Towards the end of last year, an autistic child who was scoped following a recommendation by Simon Murch, a colleague of Andrew Wakefield’s, was awarded £500,000 damages after his bowel was perforated in 12 places.
An autistic boy has won a £500,000 payout after the hospital at the centre of the MMR scandal carried out an operation that was ‘not clinically justified’.
Jack Piper, then five, was left battling for life after the procedure, which his parents claim was carried out to establish links between his condition and bowel problems.
His bowel was perforated in more than 12 places during surgery at the Royal Free Hospital in North London.
The colonoscopy was suggested by Professor Simon Murch. He is being investigated by the General Medical Council over allegations that he carried out invasive tests including colonoscopies on 11 other children contrary to their best clinical interests.
It is an ethical issue – is a scoping procedure ethically justified? The answer is ‘no’ – that hasn’t stopped Wakers doing ‘thousands’ though apparently.
Secondly, is there any reason why looking blood is not good enough? Awhile ago, I asked a Doctor (who wished to remain anonymous) who told me:
measles is a lymphotropic virus, even more so for the vaccine strain which has been selected to exploit the CD46 cellular receptor. If there is a persistent MV infection the most logical place to detect it is in cells that it is most adept at infecting. Lymphocytes [a type of blood cell]
So, there’s not really any reason why blood cells wouldn’t be suitable to check for measles virus, despite Wakefield’s opinion.
And in fact, at least one team _wanted_ to use Wakefield’s samples but their request was ignored:
The groups of investigators that either had access to original autism specimens or investigated them later for measles virus detection were invited to take part in the study but failed to respond. Similarly, it was not possible to obtain clinical specimens of autism cases from these investigators for independent investigations.
Now I have to wonder why, if Wakefield et al are claiming that only scoped samples are any good, or that blood is no good they didn’t hand over the samples they had harvested with the gratitude of a team expecting to be replicated.
Maybe they didn’t really want another science team looking at these samples. Maybe they feared what another team would find.

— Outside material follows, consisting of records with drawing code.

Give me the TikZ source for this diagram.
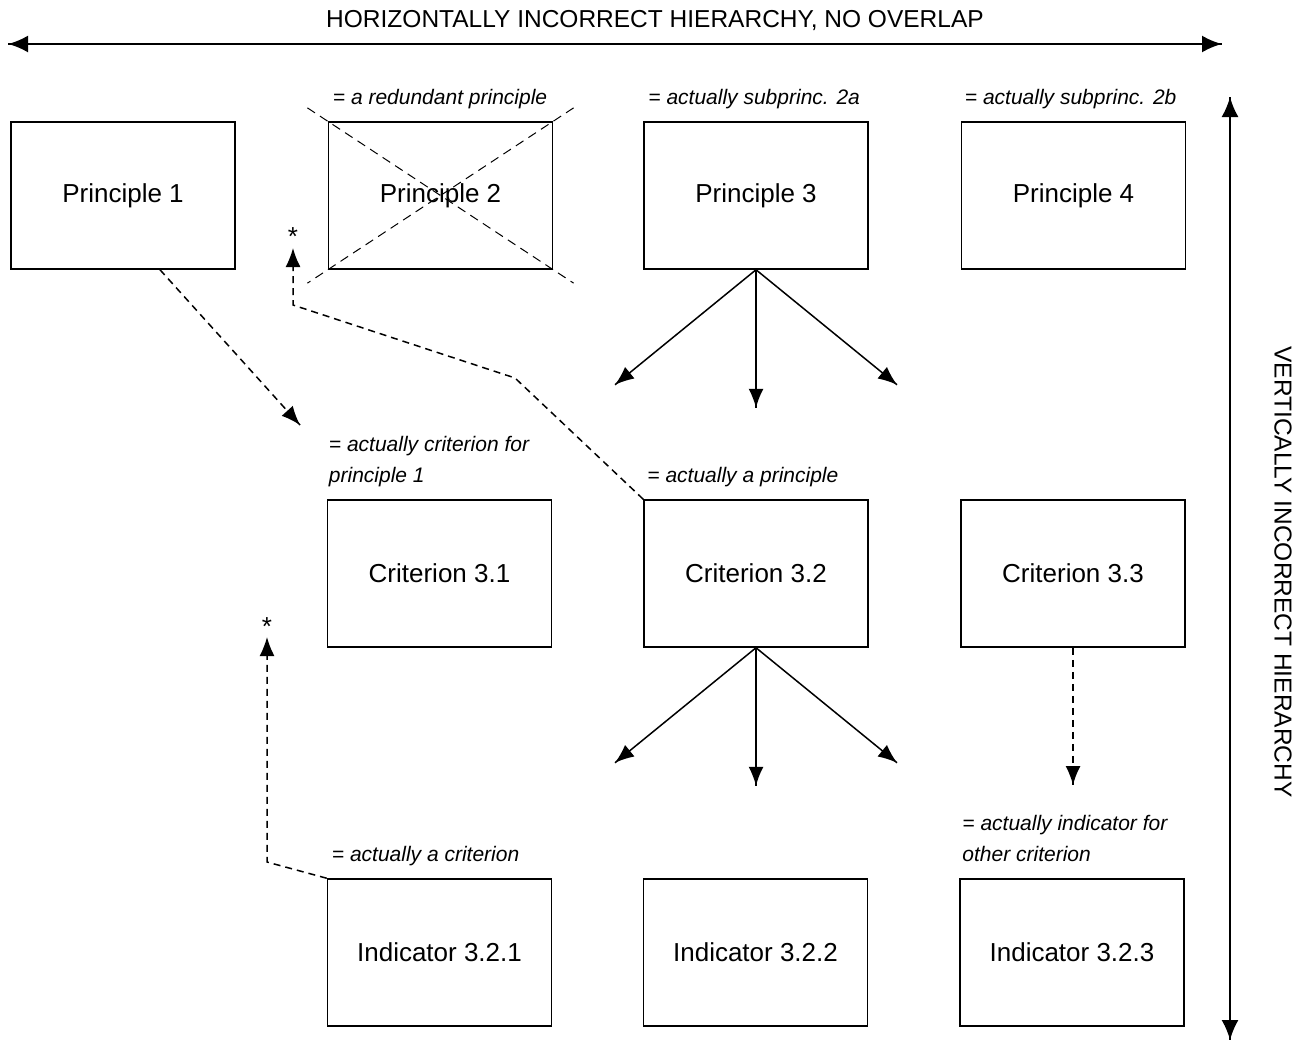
\documentclass[tikz,border=0pt]{standalone}
\usepackage{fontspec}
\setmainfont{Liberation Sans}
\usetikzlibrary{arrows.meta}
\usetikzlibrary{decorations.markings}
\usetikzlibrary{positioning}
\usetikzlibrary{calc}
\tikzset{->/.style = {decoration={markings,
                                  mark=at position 1 with {\arrow{Latex[length=19pt, width=15pt]}}},
                      postaction={decorate}}}
\tikzset{<->/.style = {decoration={markings,
                                   mark=at position 0 with {\arrowreversed{Latex[length=20pt, width=17pt]}},
                                   mark=at position 1 with {\arrow{Latex[length=20pt, width=17pt]}}},
                       postaction={decorate}}}
\tikzset{cell/.style = {draw, line width=1.5pt, minimum width=224pt, minimum height=147pt,
                        inner sep=0pt, font=\fontsize{26}{30}\selectfont}}
\tikzset{note/.style = {anchor=base west, inner sep=0pt, align=left,
                        font=\fontsize{21}{31}\selectfont\itshape}}
\tikzset{link/.style = {dash pattern=on 7pt off 5pt, line width=1.5pt}}
\tikzset{strike/.style = {dash pattern=on 9pt off 6pt, line width=1pt}}
\tikzset{axislabel/.style = {font=\fontsize{24.5}{28}\selectfont}}
\tikzset{starmark/.style = {anchor=base, inner sep=0pt, font=\fontsize{26}{28}\selectfont}}

\begin{document}
\begin{tikzpicture}[x=1pt, y=-1pt]
    \useasboundingbox (0, 0) rectangle (1308, 1044);

    \draw [<->, line width=2.5pt] (8, 44) -- (1222, 44);
    \node [axislabel] (htitle) at (655, 21) {HORIZONTALLY INCORRECT HIERARCHY, NO OVERLAP};
    \draw [<->, line width=2pt] (1230, 97) -- (1230, 1040);
    \node [axislabel, rotate=-90] (vtitle) at (1283, 572) {VERTICALLY INCORRECT HIERARCHY};

    \node [cell] (p1) at (123, 195.5) {Principle 1};
    \node [cell] (p2) at (440.5, 195.5) {Principle 2};
    \node [cell] (p3) at (756, 195.5) {Principle 3};
    \node [cell] (p4) at (1073.5, 195.5) {Principle 4};

    \node [cell] (c1) at (439.5, 573.5) {Criterion 3.1};
    \node [cell] (c2) at (756, 573.5) {Criterion 3.2};
    \node [cell] (c3) at (1073, 573.5) {Criterion 3.3};

    \node [cell] (i1) at (439.5, 952.5) {Indicator 3.2.1};
    \node [cell] (i2) at (755.5, 952.5) {Indicator 3.2.2};
    \node [cell] (i3) at (1072, 952.5) {Indicator 3.2.3};

    \node [note] (n2) at ([xshift=5pt, yshift=17pt]p2.north west) {= a redundant principle};
    \node [note] (n3) at ([xshift=5pt, yshift=17pt]p3.north west) {= actually subprinc. 2a};
    \node [note] (n4) at ([xshift=4pt, yshift=17pt]p4.north west) {= actually subprinc. 2b};
    \node [note] (nc1) at ([xshift=2pt, yshift=17pt]c1.north west) {= actually criterion for\\principle 1};
    \node [note] (nc2) at ([xshift=4pt, yshift=17pt]c2.north west) {= actually a principle};
    \node [note] (ni1) at ([xshift=5pt, yshift=17pt]i1.north west) {= actually a criterion};
    \node [note] (ni3) at ([xshift=3pt, yshift=17pt]i3.north west) {= actually indicator for\\other criterion};

    % principle 2 crossed out
    \draw [strike] ($(p2.north west)!-0.09!(p2.south east)$) -- ($(p2.south east)!-0.09!(p2.north west)$);
    \draw [strike] ($(p2.north east)!-0.09!(p2.south west)$) -- ($(p2.south west)!-0.09!(p2.north east)$);

    \foreach \src in {p3, c2}
      \foreach \dx/\dy in {-141/115, 0/138, 141/115}
        \draw [->, line width=1.5pt] (\src.south) -- ++(\dx, \dy);

    \coordinate (t1) at (300, 425);
    \draw [->, link] ([xshift=37pt]p1.south) -- (t1);

    \coordinate (s1) at (293, 248);
    \draw [->, link] (c2.north west) -- (515, 378) -- (293, 305) -- (s1);
    \node [starmark] (star1) at ([yshift=3pt]s1) {*};

    \coordinate (s2) at (267, 637);
    \draw [->, link] (i1.north west) -- (267, 862) -- (s2);
    \node [starmark] (star2) at ([yshift=2pt]s2) {*};

    \coordinate (t3) at (1073, 785);
    \draw [->, link] (c3.south) -- (t3);
\end{tikzpicture}
\end{document}
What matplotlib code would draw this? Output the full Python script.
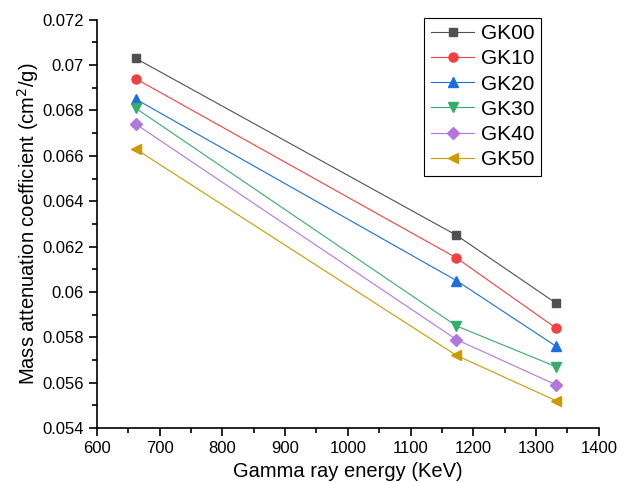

And what about this inflammation Wakefield alleges to have found? Turns out that its possible to screen for inflammation without the need for scoping.
A 2002 study Effect of Pentavac and measles-mumps-rubella (MMR) vaccination on the intestine looked at:
if MMR vaccination is associated with subclinical intestinal inflammation, which is central to the autistic “enterocolitis” theory
To do this, the team:
….studied 109/58 infants, before and two and four weeks after immunisation with Pentavac and MMR vaccines, for the presence of intestinal inflammation (faecal calprotectin).
The results were:
There were no statistically significant differences in faecal calprotectin concentrations at any time points (p>0.25) or when assessed in subjects studied before and after Pentavac (p>0.2) or MMR (p>0.3) vaccination
There was no evidence that either Pentavac or MMR vaccination provoked subclinical intestinal inflammation in any of our apparently healthy children during the four week post-vaccination period. This lack of a detectable intestinal inflammatory response suggests that the measles vaccine virus itself is not enterotoxic in healthy infants which argues against the MMR induced autistic “enterocolitis” theory.
And so we come back to the bottom line. What direction does peer reviewed published science take us in? It takes us away from Wakefield.
There are no good reasons to believe that blood samples are not good enough to compare with gut samples and if Wakefield believes otherwise, why didn’t he provide the samples to the Afzal team when asked to?
There is no good reason to justify dangerous, invasive procedures such as the one Wakefield has used on thousands of kids and which left one child fighting for life with a massively perforated bowel. Fecal calprotectin is more than adequate as a marker of intestinal issues and using this method reveals no association between MMR and autism.